Hafenarbeiter machen gegen neuen Versuch mobil, sie durch billige Schiffsbesatzungen zu ersetzen. Kampf gegen »Port Package II«

In Deutschland, Schweden, Dänemark, Belgien, Großbritannien und Spanien legen die Hafenarbeiter am heutigen Montag ihre Arbeit nieder, um sich an Veranstaltungen und Demonstrationen zu beteiligen. Koordiniert durch die Europäische Transportarbeiterföderation (ETF) gilt der Protest dem Verkehrsausschuß des Europäischen Parlaments, der am Dienstag in Brüssel über den »Richtlinienentwurf für den Marktzugang von Hafendienstleistungen« (Port PackageII) entscheiden will. Bei Zustimmung käme die Richtlinie schon im Januar 2006 zur Beschlußfassung ins Plenum des Parlaments. Tausende qualifizierte Hafenarbeitsplätze seien damit in Gefahr, begründete die ETF ihre Aktion, an der sich in Deutschland die Containerhäfen in Hamburg, Bremen, Bremerhaven, Kiel und Rostock beteiligen. Weil aber Streiks nach deutschem Recht nur bei Tarifverhandlungen erlaubt sind, laden die Betriebsräte zu »Info-Veranstaltungen« ein, damit die Beschäftigten zeitweilig ihre Arbeit niederlegen können. Gleichzeitig wollen sich Hafenarbeiter aus allen EU-Staaten in Brüssel versammeln und Institutionen des Europäischen Parlaments belagern.

Schon im Novembe 2003 hatten die Hafenarbeiter einen Richtlinienentwurf der damaligen Verkehrskommissarin Loyola de Palacio zum Scheitern gebracht. Nach wochenlangen Auseinandersetzungen in den Häfen verweigerte die Parlamentsmehrheit schließlich die Annahme von Port Package I. Doch bereits am 13. Oktober 2004 brachte Palacio einen zweiten, leicht modifizierten Entwurf in das Parlament ein. Die EU-Kommission hofft nun auf Zustimmung, denn die politische Parlamentsachse hat sich im Ergebnis der Wahlen 2004 nach rechts verschoben.

Seit Port Package I stand bisher vor allem eine Frage im Zentrum der Auseinandersetzung: Können die Reeder ihre Schiffe künftig mit eigenem Billigpersonal entladen?

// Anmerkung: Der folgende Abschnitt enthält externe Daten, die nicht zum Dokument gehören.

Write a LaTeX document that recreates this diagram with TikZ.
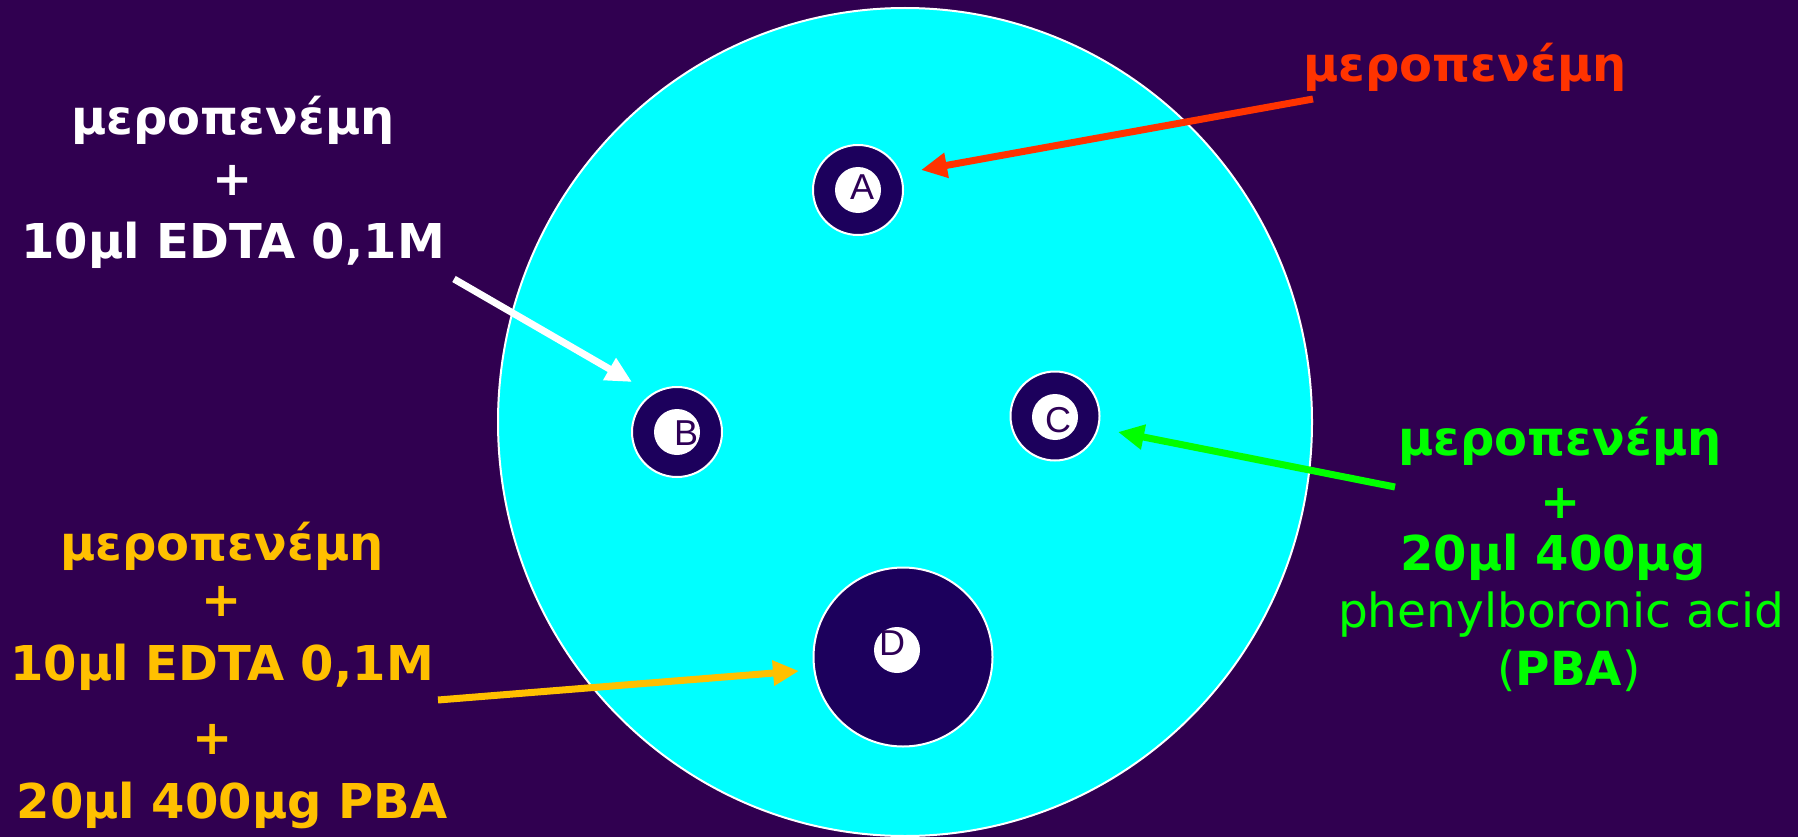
\documentclass[tikz,border=0pt]{standalone}
\usepackage{fontspec}
\setmainfont{DejaVu Sans}
\newfontfamily\letterfont{Liberation Sans}
\usetikzlibrary{arrows.meta}
\definecolor{bgcol}{RGB}{48,0,80}
\definecolor{platecol}{RGB}{0,255,255}
\definecolor{disccol}{RGB}{28,0,92}
\definecolor{lettercol}{RGB}{46,0,86}
\definecolor{redtxt}{RGB}{255,51,0}
\definecolor{greentxt}{RGB}{0,255,0}
\definecolor{yellowtxt}{RGB}{255,192,0}
\begin{document}
\begin{tikzpicture}[x=1pt,y=-1pt,
  txt/.style={font=\fontsize{48}{56}\selectfont\bfseries, anchor=base, inner sep=0pt},
  txtreg/.style={font=\fontsize{47}{56}\selectfont, anchor=base, inner sep=0pt},
  disc/.style={circle, draw=white, line width=2pt, fill=disccol, inner sep=0pt},
  spot/.style={circle, fill=white, inner sep=0pt, minimum size=46pt},
  lett/.style={font=\fontsize{36}{40}\selectfont\letterfont, text=lettercol, inner sep=0pt},
  arr/.style={line width=7pt, -{Triangle[length=26pt,width=24pt]}}
]
\fill[bgcol] (0,0) rectangle (1798,837);
\useasboundingbox (0,0) rectangle (1798,837);

% plate
\draw[white, line width=2pt, fill=platecol] (905,422) ellipse [x radius=407pt, y radius=414pt];

% discs
\node[disc, minimum size=90pt] (dA) at (858,190) {};
\node[disc, minimum size=90pt] (dB) at (677,432) {};
\node[disc, minimum size=89pt] (dC) at (1055,416) {};
\node[disc, minimum size=179pt] (dD) at (903,657) {};
\node[spot] (sA) at (858,190) {};
\node[spot] (sB) at (677,432) {};
\node[spot] (sC) at (1055,417) {};
\node[spot] (sD) at (897,650) {};
\node[lett] (lA) at (862,187) {A};
\node[lett] (lB) at (686,433) {B};
\node[lett] (lC) at (1058,420) {C};
\node[lett] (lD) at (892,643) {D};

% red label
\node[txt, text=redtxt] (r1) at (1465,82) {μεροπενέμη};

% white label
\node[txt, text=white] (w1) at (233,135) {μεροπενέμη};
\node[txt, text=white] (w2) at (233,196) {+};
\node[txt, text=white] (w3) at (233,258) {10μl EDTA 0,1M};

% green label
\node[txt, text=greentxt] (g1) at (1560,455) {μεροπενέμη};
\node[txt, text=greentxt] (g2) at (1561,518) {+};
\node[txt, text=greentxt] (g3) at (1553,570) {20μl 400μg};
\node[txtreg, text=greentxt] (g4) at (1561,627) {phenylboronic acid};
\node[txtreg, text=greentxt] (g5) at (1569,685) {(\textbf{PBA})};

% yellow label
\node[txt, text=yellowtxt] (y1) at (222,560) {μεροπενέμη};
\node[txt, text=yellowtxt] (y2) at (222,616) {+};
\node[txt, text=yellowtxt] (y3) at (222,680) {10μl EDTA 0,1M};
\node[txt, text=yellowtxt] (y4) at (213,754) {+};
\node[txt, text=yellowtxt] (y5) at (232,818) {20μl 400μg PBA};

% arrows
\coordinate (rs) at (1313,99);  \coordinate (re) at (921,170);
\coordinate (ws) at (454,279);  \coordinate (we) at (632,382);
\coordinate (gs) at (1395,487); \coordinate (ge) at (1118,432);
\coordinate (ys) at (438,700);  \coordinate (ye) at (799,671);
\draw[arr, draw=redtxt, fill=redtxt] (rs) -- (re);
\draw[arr, draw=white, fill=white] (ws) -- (we);
\draw[arr, draw=greentxt, fill=greentxt] (gs) -- (ge);
\draw[arr, draw=yellowtxt, fill=yellowtxt] (ys) -- (ye);
\end{tikzpicture}
\end{document}
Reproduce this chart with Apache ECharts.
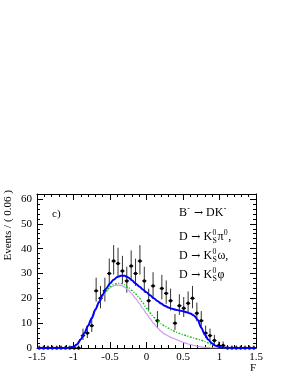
<!DOCTYPE html>
<html><head><meta charset="utf-8">
<script src="https://cdn.jsdelivr.net/npm/echarts@6/dist/echarts.min.js"></script>
<style>html,body{margin:0;padding:0;background:#fff}#c{width:291px;height:376px}</style>
</head><body><div id="c"></div>
<script>
// ---- data ----
const binCenters = [-1.47,-1.41,-1.35,-1.29,-1.23,-1.17,-1.11,-1.05,-0.99,-0.93,
  -0.87,-0.81,-0.75,-0.69,-0.63,-0.57,-0.51,-0.45,-0.39,-0.33,
  -0.27,-0.21,-0.15,-0.09,-0.03,0.03,0.09,0.15,0.21,0.27,
  0.33,0.39,0.45,0.51,0.57,0.63,0.69,0.75,0.81,0.87,
  0.93,0.99,1.05,1.11,1.17,1.23,1.29,1.35,1.41,1.47];
const counts = [0,0,0,0,0,0,0,0,0,0,
  5,6,9,23,20,23,30,35,34,31,
  27,33,30,35,27,19,25,11,24,22,
  19,10,17,16,18,20,14,11,6,5,
  3,1,1,0,0,0,0,0,0,0];
const curveX = [-1.5,-1.1,-1.0,-0.95,-0.9,-0.85,-0.8,-0.75,-0.7,-0.65,-0.6,-0.55,-0.5,-0.45,-0.4,-0.35,-0.3,-0.25,-0.2,-0.15,-0.1,-0.05,0,0.05,0.1,0.15,0.2,0.25,0.3,0.35,0.4,0.45,0.5,0.55,0.6,0.65,0.7,0.75,0.8,0.85,0.9,0.95,1.0,1.05,1.1,1.2,1.5];
const totalFit = [0,0,0.5,1.5,3.5,6,9,12,15.5,18.5,21.5,24,26,27.5,28.6,29.1,29.1,28.4,27.3,26,24.8,23.6,22.4,21.2,20,18.9,17.9,17,16.3,15.8,15.4,15.1,14.8,14.4,13.9,13.1,11.4,8.2,5.3,3.2,1.8,0.9,0.4,0.2,0.1,0,0];
const greenComp = [0,0,0.5,1.5,3.5,6,9,12,15.4,18.3,21.2,23.2,24.7,25.6,26,26,25.4,24.4,23.2,21.8,20.1,18.1,16,14.1,12.4,11,9.8,8.8,8,7.2,6.5,5.9,5.4,4.9,4.4,4,3.6,3.1,2.6,2,1.4,0.8,0.4,0.15,0.05,0,0];
const violetComp = [0,0,0.5,1.5,3.5,6,9,12,15.4,18.2,21,22.8,24.2,25,25.3,25.2,24.5,23.3,21.8,20,18,15.9,13.8,11.8,9.8,8.1,6.7,5.6,4.8,4.1,3.5,2.9,2.3,1.8,1.4,1.0,0.7,0.45,0.25,0.12,0.05,0,0,0,0,0,0];
const xTicks = [-1.5,-1,-0.5,0,0.5,1,1.5];
const yTicks = [0,10,20,30,40,50,60];

// ---- build ----
const FONT = '"Liberation Serif","Times New Roman",serif';
const ARROWFONT = '"DejaVu Serif",serif';
const chart = echarts.init(document.getElementById('c'), null, {renderer:'canvas'});
const points = binCenters.map((x,i)=>{
  const n = counts[i];
  const s = Math.sqrt(n+0.25);
  return [x, n, Math.max(0, n-(s-0.5)), n+(s+0.5)];
});
const halfBin = 0.03;

const axisCommonX = {
  type:'value', min:-1.5, max:1.5, interval:0.5,
  axisLine:{show:true, onZero:false, lineStyle:{color:'#000',width:1}},
  splitLine:{show:false},
  minorTick:{show:true, splitNumber:5, length:3, lineStyle:{color:'#000'}},
  axisTick:{show:true, inside:true, length:6, lineStyle:{color:'#000'}},
};
const yMajor = (pos, labels)=>({
  type:'value', min:0, max:62, interval:10, position:pos,
  axisLine:{show:true, onZero:false, lineStyle:{color:'#000',width:1}},
  splitLine:{show:false},
  axisTick:{show:true, inside:true, length:6, lineStyle:{color:'#000'}},
  axisLabel:{show:labels, color:'#000', fontFamily:FONT, fontSize:11, margin:5,
    formatter:v=> yTicks.indexOf(v)>=0 ? String(v) : ''}
});
const yMinor = (pos)=>({
  type:'value', min:0, max:62, interval:2, position:pos,
  axisLine:{show:false, onZero:false}, splitLine:{show:false}, axisLabel:{show:false},
  axisTick:{show:true, inside:true, length:3, lineStyle:{color:'#000'}}
});

// text measuring for sub/superscript layout
const mctx = document.createElement('canvas').getContext('2d');
function tw(t, size, f){ mctx.font = size+'px '+(f||FONT); return mctx.measureText(t).width; }
const MAIN = 12, SCR = 7.8;
function latex(x, y, parts){
  const els = [];
  let cx = x;
  parts.forEach(p=>{
    const [t, kind] = p;
    if (kind==='n'){
      els.push({type:'text', x:cx, y:y, style:{text:t, font:MAIN+'px '+FONT, fill:'#000', textVerticalAlign:'middle'}});
      cx += tw(t, MAIN);
    } else if (kind==='arrow'){
      cx += 3.5;
      els.push({type:'text', x:cx, y:y, style:{text:'\u2192', font:'11px '+ARROWFONT, fill:'#000', textVerticalAlign:'middle'}});
      cx += tw('\u2192', 11, ARROWFONT) + 3;
    } else if (kind==='sup'){
      els.push({type:'text', x:cx+0.3, y:y-4.2, style:{text:t, font:SCR+'px '+FONT, fill:'#000', textVerticalAlign:'middle'}});
      cx += tw(t, SCR)+0.8;
    } else if (kind==='ss'){
      const [a,b] = t.split('|');
      els.push({type:'text', x:cx+0.4, y:y-4.2, style:{text:a, font:SCR+'px '+FONT, fill:'#000', textVerticalAlign:'middle'}});
      els.push({type:'text', x:cx+0.4, y:y+3.6, style:{text:b, font:SCR+'px '+FONT, fill:'#000', textVerticalAlign:'middle'}});
      cx += Math.max(tw(a,SCR), tw(b,SCR))+1;
    }
  });
  return els;
}
const legendEls = [].concat(
  latex(179, 213, [['B','n'],['-','sup'],['','arrow'],['DK','n'],['-','sup']]),
  latex(179, 237, [['D','n'],['','arrow'],['K','n'],['0|S','ss'],['\u03c0','n'],['0','sup'],[',','n']]),
  latex(179, 256, [['D','n'],['','arrow'],['K','n'],['0|S','ss'],['\u03c9,','n']]),
  latex(179, 275, [['D','n'],['','arrow'],['K','n'],['0|S','ss'],['\u03c6','n']])
);

const option = {
  animation:false,
  backgroundColor:'#fff',
  grid:{left:37, right:35, top:194, bottom:28, containLabel:false},
  xAxis:[
    Object.assign({}, axisCommonX, {position:'bottom',
      axisLabel:{color:'#000', fontFamily:FONT, fontSize:11, margin:4,
        formatter:v=> xTicks.indexOf(v)>=0 ? String(v) : ''}}),
    Object.assign({}, axisCommonX, {position:'top', axisLabel:{show:false}})
  ],
  yAxis:[ yMajor('left', true), yMinor('left'), yMajor('right', false), yMinor('right') ],
  series:[
    {
      type:'custom', xAxisIndex:0, yAxisIndex:0, z:2,
      data:points,
      renderItem:function(params, api){
        const x=api.value(0), y=api.value(1), lo=api.value(2), hi=api.value(3);
        const c=api.coord([x,y]);
        const pLo=api.coord([x,lo]), pHi=api.coord([x,hi]);
        const pL=api.coord([x-halfBin,y]), pR=api.coord([x+halfBin,y]);
        return {type:'group', children:[
          {type:'line', shape:{x1:c[0],y1:pLo[1],x2:c[0],y2:pHi[1]}, style:{stroke:'#333',lineWidth:1}},
          {type:'line', shape:{x1:pL[0],y1:c[1],x2:pR[0],y2:c[1]}, style:{stroke:'#000',lineWidth:1}},
          {type:'circle', shape:{cx:c[0],cy:c[1],r:1.7}, style:{fill:'#000'}}
        ]};
      }
    },
    {type:'line', xAxisIndex:0, yAxisIndex:0, z:3, showSymbol:false, smooth:0.3, smoothMonotone:'x',
      data:curveX.map((x,i)=>[x,violetComp[i]]), lineStyle:{color:'#c79cf5', width:1.2}},
    {type:'line', xAxisIndex:0, yAxisIndex:0, z:4, showSymbol:false, smooth:0.3, smoothMonotone:'x',
      data:curveX.map((x,i)=>[x,greenComp[i]]), lineStyle:{color:'#10c010', width:1.4, type:[2,1.5,1,1.5]}},
    {type:'line', xAxisIndex:0, yAxisIndex:0, z:5, showSymbol:false, smooth:0.3, smoothMonotone:'x',
      data:curveX.map((x,i)=>[x,totalFit[i]]), lineStyle:{color:'#0000ff', width:2}}
  ],
  graphic:[
    {type:'text', x:8.5, y:190, rotation:Math.PI/2,
      style:{text:'Events / ( 0.06 )', font:'11px '+FONT, fill:'#000', textAlign:'right', textVerticalAlign:'middle'}},
    {type:'text', x:256, y:368, style:{text:'F', font:'11px '+FONT, fill:'#000', textAlign:'right', textVerticalAlign:'middle'}},
    {type:'text', x:52, y:214, style:{text:'c)', font:'11px '+FONT, fill:'#000', textVerticalAlign:'middle'}}
  ].concat(legendEls)
};
chart.setOption(option);
</script>
</body></html>
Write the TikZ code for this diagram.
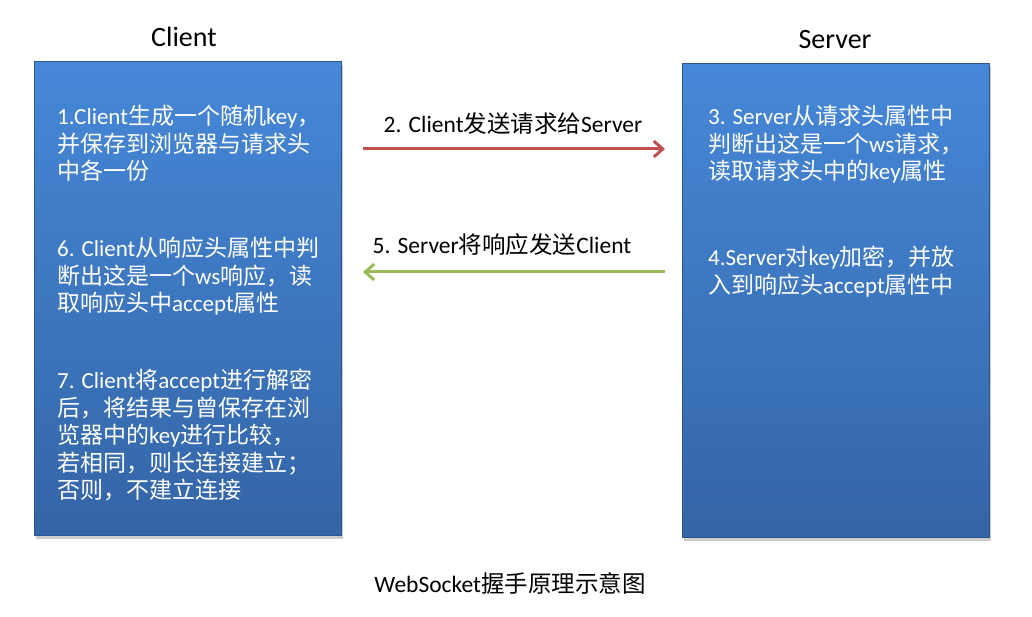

Das hätte besser bezahlte Hafenarbeit verdrängt. Doch unmittelbar vor den Ausschußberatungen am Dienstag deutet sich nunmehr an, daß dessen Berichterstatter Gerhard Jerzembowsky (CDU) diese Bestimmung ganz aus der Richtlinie herausnehmen will. Die Reederverbände hatten zuvor verdeutlicht, daß sie keinen neuen Konflikt mit gut organisierten Hafenarbeitern haben wollen.

Auf Ablehnung stößt Port Package aber nicht nur bei Hafenarbeitern. Olaf Ohlsen, hafenpolitischer Sprecher der Hamburger CDU, verwies darauf, daß die Umschlagspreise in Europa schon jetzt niedriger seien als in den USA oder in Asien. Ohlsen und weitere Regionalpolitiker befürchten zudem, daß etablierte Hafenunternehmen durch global agierende Konzerne aus dem Geschäft vertrieben werden. Ablehnung signalisieren auch Ralf Nagel, Staatssekretär im Bundeswirtschaftsministerium, der auf die Folgekosten verwies, die allein in Deutschland bei 300 Millionen Euro lägen. Zu ähnlichen Ergebnissen kamen Studien in Holland und Großbritannien.

Die Hafenarbeiter machen sich solche Konflikte zunutze und hoffen deshalb nicht nur auf die Unterstützung der Linken im Parlament, sondern auch auf die der Sozialisten und Grünen. Bernt Kamin, Betriebsratsvorsitzender des Gesamthafenbetriebs Hamburg, der zu den Organisatoren des internationalen Protestes gehört, sagte gegenüber junge Welt aber auch, daß für den Ausgang des Konflikts der außerparlamentarische Kampf der Hafenarbeiter entscheidend bleibe. Deswegen werde es im Januar weitere Proteste geben.